The Association of Southeast Asian Nations and the current holder of its rotating chair, Cambodia, have welcomed some of the generals responsible for the Myanmar regime’s atrocities against its own people, who reject military rule.
Myanmar’s Chief of Military Security Affairs Lieutenant General Ye Win Oo attended the 19th ASEAN Military Intelligence Meeting (AMIM-19) in Phnom Penh on Tuesday, according to junta-run media. The meeting discussed the exchange of visits between ASEAN intelligence officers and the establishment of the ASEAN Military Intelligence Community.
On Thursday, the regime’s armed forces Chief of the General Staff General Maung Maung Aye, Chief of Staff (Army) Lieutenant General Moe Myint Tun and Lt-Gen Ye Win Oo joined the 19th ASEAN Chiefs of Defense Forces Meeting (ACDFM-19), the junta media said.
Myanmar has been in political and social turmoil since February last year when the military staged a coup against the country’s democratically elected National League for Democracy government led by Daw Aung San Suu Kyi. More than one year on, the takeover has been seriously resisted by the majority of the country’s people.
The regime has stopped at nothing to crush the opposition. It has sent battalions to bombard the resistance’s stronghold areas. Fighter jets have been called in to rain down bombs on civilian neighborhoods accused of harboring resistance fighters. Villages have been raided and torched, their residents shot down or killed regardless of their age. So far, the regime has killed at least 1,500 people, mostly for their anti-junta activism.
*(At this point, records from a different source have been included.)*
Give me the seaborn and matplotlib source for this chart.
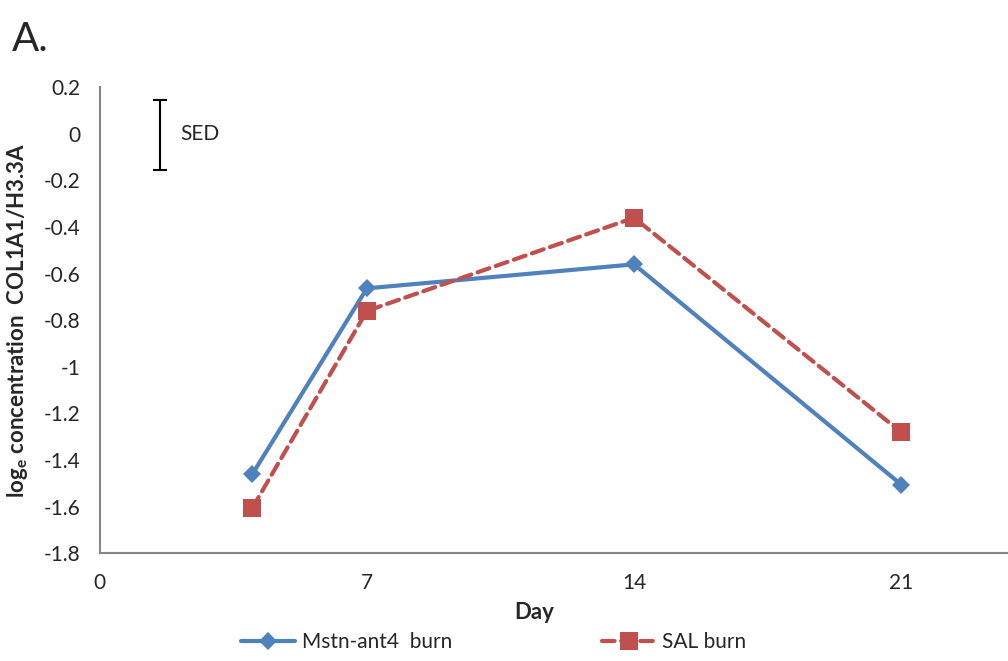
import seaborn as sns
import pandas as pd
import matplotlib.pyplot as plt

# data
days = [4, 7, 14, 21]
mstn = [-1.46, -0.663, -0.56, -1.505]
sal = [-1.605, -0.76, -0.36, -1.28]
groups = ['Mstn-ant4  burn', 'SAL burn']
yticks = [0.2, 0, -0.2, -0.4, -0.6, -0.8, -1, -1.2, -1.4, -1.6, -1.8]
ytick_labels = ['0.2', '0', '-0.2', '-0.4', '-0.6', '-0.8', '-1', '-1.2', '-1.4', '-1.6', '-1.8']
xticks = [0, 7, 14, 21]
sed_x, sed_center, sed_half = 1.57, -0.005, 0.152

df = pd.concat([
    pd.DataFrame(dict(day=days, value=mstn, group=groups[0])),
    pd.DataFrame(dict(day=days, value=sal, group=groups[1])),
])

sns.set_style('white')
plt.rcParams['font.family'] = ['Lato', 'DejaVu Sans']

fig = plt.figure(figsize=(10.08, 6.61), dpi=100)
ax = fig.add_axes([0.099, 0.163, 0.901, 0.705])

sns.lineplot(data=df, x='day', y='value', hue='group', style='group',
             markers=['D', 's'], dashes=['', (3, 1.6)],
             palette=['#4F81BD', '#C0504D'], linewidth=3,
             markeredgewidth=0, legend=True, ax=ax)
for ln in ax.lines:
    if ln.get_marker() == 's':
        ln.set_markersize(12.5)
    else:
        ln.set_markersize(9.5)
    ln.set_dash_capstyle('round')

# SED bar
ax.errorbar([sed_x], [sed_center], yerr=[sed_half], color='black',
            capsize=5, elinewidth=1.5, capthick=1.5)
ax.text(sed_x + 0.55, 0, 'SED', fontsize=15, va='center', ha='left')

ax.set_xlim(0, 23.8)
ax.set_ylim(-1.8, 0.2)
ax.set_xticks(xticks)
ax.set_xticklabels([str(d) for d in xticks], fontsize=15)
ax.set_yticks(yticks)
ax.set_yticklabels(ytick_labels, fontsize=15)
ax.tick_params(axis='x', direction='out', length=6, color='#868686', width=1, pad=8)
ax.tick_params(axis='y', direction='in', length=6, color='#868686', width=1, pad=14)
sns.despine(ax=ax)
for s in ['left', 'bottom']:
    ax.spines[s].set_color('#868686')
    ax.spines[s].set_linewidth(1.5)

ax.set_xlabel('Day', fontsize=16, fontweight='bold')
ax.xaxis.set_label_coords(0.478, -0.105)
ax.set_ylabel(r'log$_\mathregular{e}$ concentration  COL1A1/H3.3A', fontsize=16, fontweight='bold')
ax.yaxis.set_label_coords(-0.077, 0.5)

handles, labels = ax.get_legend_handles_labels()
ax.legend_.remove()
for h in handles:
    h.set_linewidth(3)
fig.legend(handles, labels, loc='center', bbox_to_anchor=(0.49, 0.028), ncol=2,
           frameon=False, fontsize=15, handlelength=2.6, columnspacing=7.2,
           handletextpad=0.3)

fig.text(0.012, 0.94, 'A.', fontsize=29, va='center', ha='left')

fig.savefig('out.png', dpi=100)
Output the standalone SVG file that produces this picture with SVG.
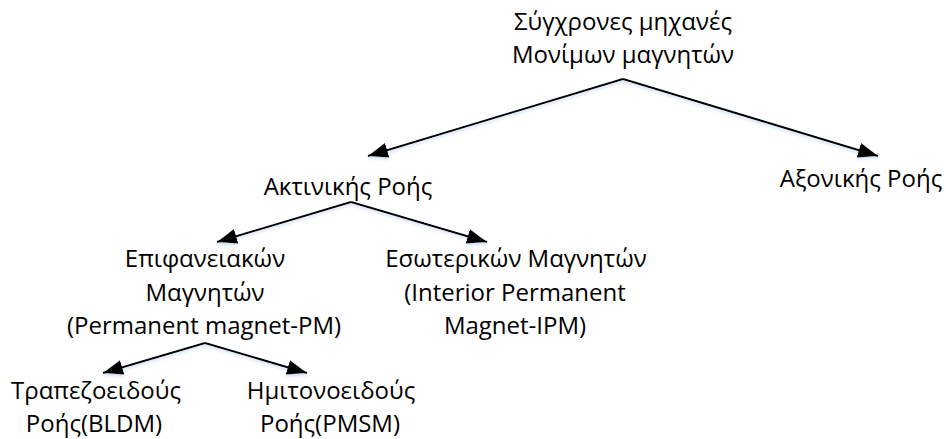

While regime chief Min Aung Hlaing bears ultimate responsibility for the atrocities, the three generals who appeared at the ASEAN meetings this week have also played a role in the raids, torching and killings mentioned above. As the Chief of the General Staff of Army, Air and Navy, Gen. Maung Maung Aye shares in the guilt for the crimes that ground troops and air force personnel have committed. So does Lt-Gen Moe Myint Tun, the Chief of Staff of Army. Chief of Military Security Affairs Lt-Gen Ye Win Oo is no exception. His notorious military security affairs unit is the regime’s main apparatus for tracing resistance members by any means, including brutal raids on homes. Those who are detained undergo hellish and often deadly interrogations.
Since last year, ASEAN has tried to cool the situation in Myanmar, but its Five Point Consensus, which includes a call for the immediate cessation of violence in the country, has been largely ignored by the coup leader. In response, the regional bloc banned Min Aung Hlaing from attending its summits.
But while Min Aung Hlaing has been sidelined, his juniors are still allowed to join some meetings like the ones on Tuesday and Thursday, leading to criticism that ASEAN’s approach to the junta lacks consistency.
Cambodia is not helping in this regard. Its Prime Minister Hun Sen became the first national leader to personally meet Min Aung Hlaing after the coup, while others have shunned him. He dreamed of brokering a thaw in relations between the junta and ASEAN, but later admitted Myanmar’s regime had made no progress in resolving the crisis and said a solution was unlikely during the remainder of his year as chair.
However, Cambodia said early this month that the country’s foreign minister will go to Myanmar on Sunday as the ASEAN special envoy.